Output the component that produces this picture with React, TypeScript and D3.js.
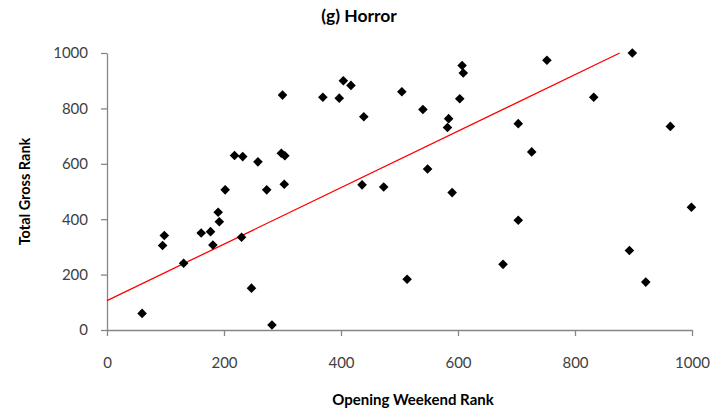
import { useEffect, useRef } from "react";
import * as d3 from "d3";

const openingRank = [
  60, 95, 98, 131, 161, 177, 181, 190, 192, 230, 247, 282,
  202, 218, 232, 258, 273, 300, 298, 304, 303, 369, 397, 404, 417,
  439, 504, 540, 584, 582, 603, 607, 609, 752, 703, 726, 832, 898, 963, 999,
  548, 436, 473, 590, 513, 677, 703, 893, 921,
];
const grossRank = [
  60, 305, 341, 241, 350, 355, 307, 425, 391, 335, 151, 18,
  506, 630, 626, 607, 506, 848, 638, 629, 526, 840, 837, 900, 883,
  770, 860, 796, 763, 731, 835, 955, 928, 974, 745, 643, 840, 1000, 735, 443,
  581, 524, 516, 496, 183, 237, 396, 287, 173,
];
const xTicks = [0, 200, 400, 600, 800, 1000];
const yTicks = [0, 200, 400, 600, 800, 1000];
const trendIntercept = 106;
const trendSlope = 1.02;

const W = 713;
const H = 415;
const margin = { top: 53, right: 21, bottom: 85, left: 107 };

const App = () => {
  const svgRef = useRef<SVGSVGElement>(null);

  useEffect(() => {
    const svg = d3.select(svgRef.current);
    svg.selectAll("*").remove();
    const innerW = W - margin.left - margin.right;
    const innerH = H - margin.top - margin.bottom;
    const font = "Lato, 'Open Sans', sans-serif";

    const x = d3.scaleLinear().domain([0, 1000]).range([0, innerW]);
    const y = d3.scaleLinear().domain([0, 1000]).range([innerH, 0]);

    const g = svg
      .append("g")
      .attr("transform", `translate(${margin.left},${margin.top})`);

    const xAxis = g
      .append("g")
      .attr("transform", `translate(0,${innerH})`)
      .call(
        d3
          .axisBottom(x)
          .tickValues(xTicks)
          .tickFormat(d3.format("d"))
          .tickSize(6)
          .tickSizeOuter(0)
          .tickPadding(21)
      );
    const yAxis = g
      .append("g")
      .call(
        d3
          .axisLeft(y)
          .tickValues(yTicks)
          .tickFormat(d3.format("d"))
          .tickSize(6)
          .tickSizeOuter(0)
          .tickPadding(13)
      );

    [xAxis, yAxis].forEach((a) => {
      a.selectAll("path, line").attr("stroke", "#868686").attr("stroke-width", 1.3);
      a.selectAll("text")
        .attr("fill", "#404040")
        .style("font-family", font)
        .style("font-size", "15px");
    });

    // trend line
    const xEnd = (1000 - trendIntercept) / trendSlope;
    g.append("line")
      .attr("x1", x(0))
      .attr("y1", y(trendIntercept))
      .attr("x2", x(xEnd))
      .attr("y2", y(trendIntercept + trendSlope * xEnd))
      .attr("stroke", "#ff0000")
      .attr("stroke-width", 1.3);

    const r = 4.8;
    g.selectAll("path.pt")
      .data(openingRank.map((v, i) => [v, grossRank[i]]))
      .enter()
      .append("path")
      .attr("class", "pt")
      .attr("d", `M0,${-r}L${r},0L0,${r}L${-r},0Z`)
      .attr("transform", (d) => `translate(${x(d[0])},${y(d[1])})`)
      .attr("fill", "#000");

    svg
      .append("text")
      .attr("x", 359)
      .attr("y", 22)
      .attr("text-anchor", "middle")
      .style("font-family", font)
      .style("font-size", "17.5px")
      .style("font-weight", "bold")
      .text("(g) Horror");

    svg
      .append("text")
      .attr("x", 413)
      .attr("y", 405)
      .attr("text-anchor", "middle")
      .style("font-family", font)
      .style("font-size", "15px")
      .style("font-weight", "bold")
      .text("Opening Weekend Rank");

    svg
      .append("text")
      .attr("transform", `translate(30,${margin.top + innerH / 2}) rotate(-90)`)
      .attr("text-anchor", "middle")
      .style("font-family", font)
      .style("font-size", "14.5px")
      .style("font-weight", "bold")
      .text("Total Gross Rank");
  }, []);

  return (
    <svg
      ref={svgRef}
      width={W}
      height={H}
      style={{ position: "absolute", left: 0, top: 0, background: "#fff" }}
    />
  );
};

export default App;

####################

§ **WHAT YOU WILL DO**
Quote the material word for word, dropping any images it holds.

§ **REPLY**
Output the component that produces this picture with React, TypeScript and D3.js.
import { useEffect, useRef } from "react";
import * as d3 from "d3";

const openingRank = [
  60, 95, 98, 131, 161, 177, 181, 190, 192, 230, 247, 282,
  202, 218, 232, 258, 273, 300, 298, 304, 303, 369, 397, 404, 417,
  439, 504, 540, 584, 582, 603, 607, 609, 752, 703, 726, 832, 898, 963, 999,
  548, 436, 473, 590, 513, 677, 703, 893, 921,
];
const grossRank = [
  60, 305, 341, 241, 350, 355, 307, 425, 391, 335, 151, 18,
  506, 630, 626, 607, 506, 848, 638, 629, 526, 840, 837, 900, 883,
  770, 860, 796, 763, 731, 835, 955, 928, 974, 745, 643, 840, 1000, 735, 443,
  581, 524, 516, 496, 183, 237, 396, 287, 173,
];
const xTicks = [0, 200, 400, 600, 800, 1000];
const yTicks = [0, 200, 400, 600, 800, 1000];
const trendIntercept = 106;
const trendSlope = 1.02;

const W = 713;
const H = 415;
const margin = { top: 53, right: 21, bottom: 85, left: 107 };

const App = () => {
  const svgRef = useRef<SVGSVGElement>(null);

  useEffect(() => {
    const svg = d3.select(svgRef.current);
    svg.selectAll("*").remove();
    const innerW = W - margin.left - margin.right;
    const innerH = H - margin.top - margin.bottom;
    const font = "Lato, 'Open Sans', sans-serif";

    const x = d3.scaleLinear().domain([0, 1000]).range([0, innerW]);
    const y = d3.scaleLinear().domain([0, 1000]).range([innerH, 0]);

    const g = svg
      .append("g")
      .attr("transform", `translate(${margin.left},${margin.top})`);

    const xAxis = g
      .append("g")
      .attr("transform", `translate(0,${innerH})`)
      .call(
        d3
          .axisBottom(x)
          .tickValues(xTicks)
          .tickFormat(d3.format("d"))
          .tickSize(6)
          .tickSizeOuter(0)
          .tickPadding(21)
      );
    const yAxis = g
      .append("g")
      .call(
        d3
          .axisLeft(y)
          .tickValues(yTicks)
          .tickFormat(d3.format("d"))
          .tickSize(6)
          .tickSizeOuter(0)
          .tickPadding(13)
      );

    [xAxis, yAxis].forEach((a) => {
      a.selectAll("path, line").attr("stroke", "#868686").attr("stroke-width", 1.3);
      a.selectAll("text")
        .attr("fill", "#404040")
        .style("font-family", font)
        .style("font-size", "15px");
    });

    // trend line
    const xEnd = (1000 - trendIntercept) / trendSlope;
    g.append("line")
      .attr("x1", x(0))
      .attr("y1", y(trendIntercept))
      .attr("x2", x(xEnd))
      .attr("y2", y(trendIntercept + trendSlope * xEnd))
      .attr("stroke", "#ff0000")
      .attr("stroke-width", 1.3);

    const r = 4.8;
    g.selectAll("path.pt")
      .data(openingRank.map((v, i) => [v, grossRank[i]]))
      .enter()
      .append("path")
      .attr("class", "pt")
      .attr("d", `M0,${-r}L${r},0L0,${r}L${-r},0Z`)
      .attr("transform", (d) => `translate(${x(d[0])},${y(d[1])})`)
      .attr("fill", "#000");

    svg
      .append("text")
      .attr("x", 359)
      .attr("y", 22)
      .attr("text-anchor", "middle")
      .style("font-family", font)
      .style("font-size", "17.5px")
      .style("font-weight", "bold")
      .text("(g) Horror");

    svg
      .append("text")
      .attr("x", 413)
      .attr("y", 405)
      .attr("text-anchor", "middle")
      .style("font-family", font)
      .style("font-size", "15px")
      .style("font-weight", "bold")
      .text("Opening Weekend Rank");

    svg
      .append("text")
      .attr("transform", `translate(30,${margin.top + innerH / 2}) rotate(-90)`)
      .attr("text-anchor", "middle")
      .style("font-family", font)
      .style("font-size", "14.5px")
      .style("font-weight", "bold")
      .text("Total Gross Rank");
  }, []);

  return (
    <svg
      ref={svgRef}
      width={W}
      height={H}
      style={{ position: "absolute", left: 0, top: 0, background: "#fff" }}
    />
  );
};

export default App;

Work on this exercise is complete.